Após cumprir quatro dos quatrocentos anos de cadeia, João Ernesto (Leandro Hassum) é convencido a se candidatar à presidência novamente. Adorado pelo povo por ser um político que assumiu seus erros, ele vence as eleições, mas não tem vida fácil em Brasília acompanhado excessivamente de perto pelo sinistro vice “vampiro” Ivan Pires (Cassio Pandolfh). “Brasil está acabando, virando uma terra de ninguém”, lamenta-se. “País uma piada”, outro comentário.

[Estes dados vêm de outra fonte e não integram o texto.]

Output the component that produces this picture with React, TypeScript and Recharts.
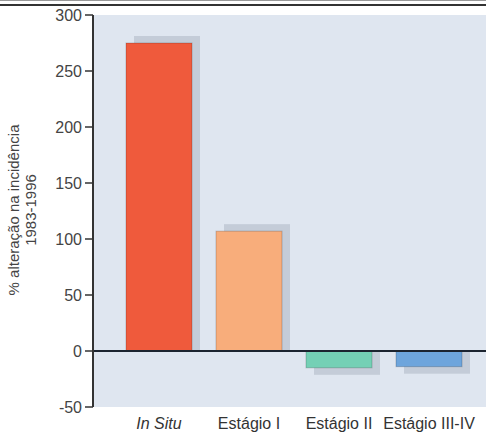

“O Candidato Honesto 2” vai além da graça ao inserir “verdades”, transformando nosso conhecido meio: a revista Veja muda para Seja; o programa Roda Viva vira Roda Livre (com a presença de Leda Nagle na bancada); Corta Capital alude Carta Capital. João Ernesto (o “Filho do Brasil”) pode ser o Lula ou o Maluf (“o corrupto que vem de baixo”, que “rouba mas faz”). E ou até mesmo Donald Trump (identificado por causa do cabelo loiro e do hino nacional dos Estados Unidos – “pode falar tudo e não acontece nada”).
“Política e honestidade não combinam. Só tem ladrão. Não sobra um”, enaltece-se, dizendo sem limites o que cada brasileiro prende na garganta. Com vinho “caro” de rosca e não de rolha. Tudo é exagerado. Cada detalhe é potencializado com uma lente de aumento para definir fisicamente particularidades, como a mulher com grandes dentes à mostra (um indicativo a Dilma Rousseff, que diz “Abre o olho e cuidado com o Vice”). “Ri como ópera, não como Maracanã”.
“O Candidato Honesto 2” objetiva propositalmente ser um circo de horrores, enaltecer o tom surreal e estridente. Com balé vitória “Imperador do Brasil” na sala presidencial recriando a cena icônica de Charles Chaplin em “O Grande Ditador” e seu Globo Terrestre nas mãos e no ar. É uma mistura de “Dave – Presidente Por um Dia”, de Ivan Reitman, com Renato Aragão.
Eis que entra em cena a representação máxima da diversidade e tolerância: uma mulher, negra, lésbica, anã. Não, não há limites. Como foi dito, vai além. Sim, apesar de todos serem bombardeados com piadas, é o Temer que vence com o maior números de ofensas, entre alho, cruz de madeira, frases de que o atual presidente “pós-golpe” “Não vendeu a alma ao Diabo e sim foi o diabo vendeu a ele” e de que “Partido é uma empresa”.
É um longa-metragem que aborda tudo, como um capítulo de um seriado “South Park” com “Porky’s”: políticos idiotas e “Cocoon” (com 101 anos de idade, vivendo sob aparelhos), povo idiota e esquecido “que vota em corrupto”, deputado Palhaço Pororoca. “Não tente ser maior que você é”, “impossível mudar”, frases estas que resumem os brasileiros. Pois é, cada povo tem o governo que merece (por escolher errado e se preocupar mais com samba, suor e cerveja). E torce sem saber que quer o Impeachment alheio.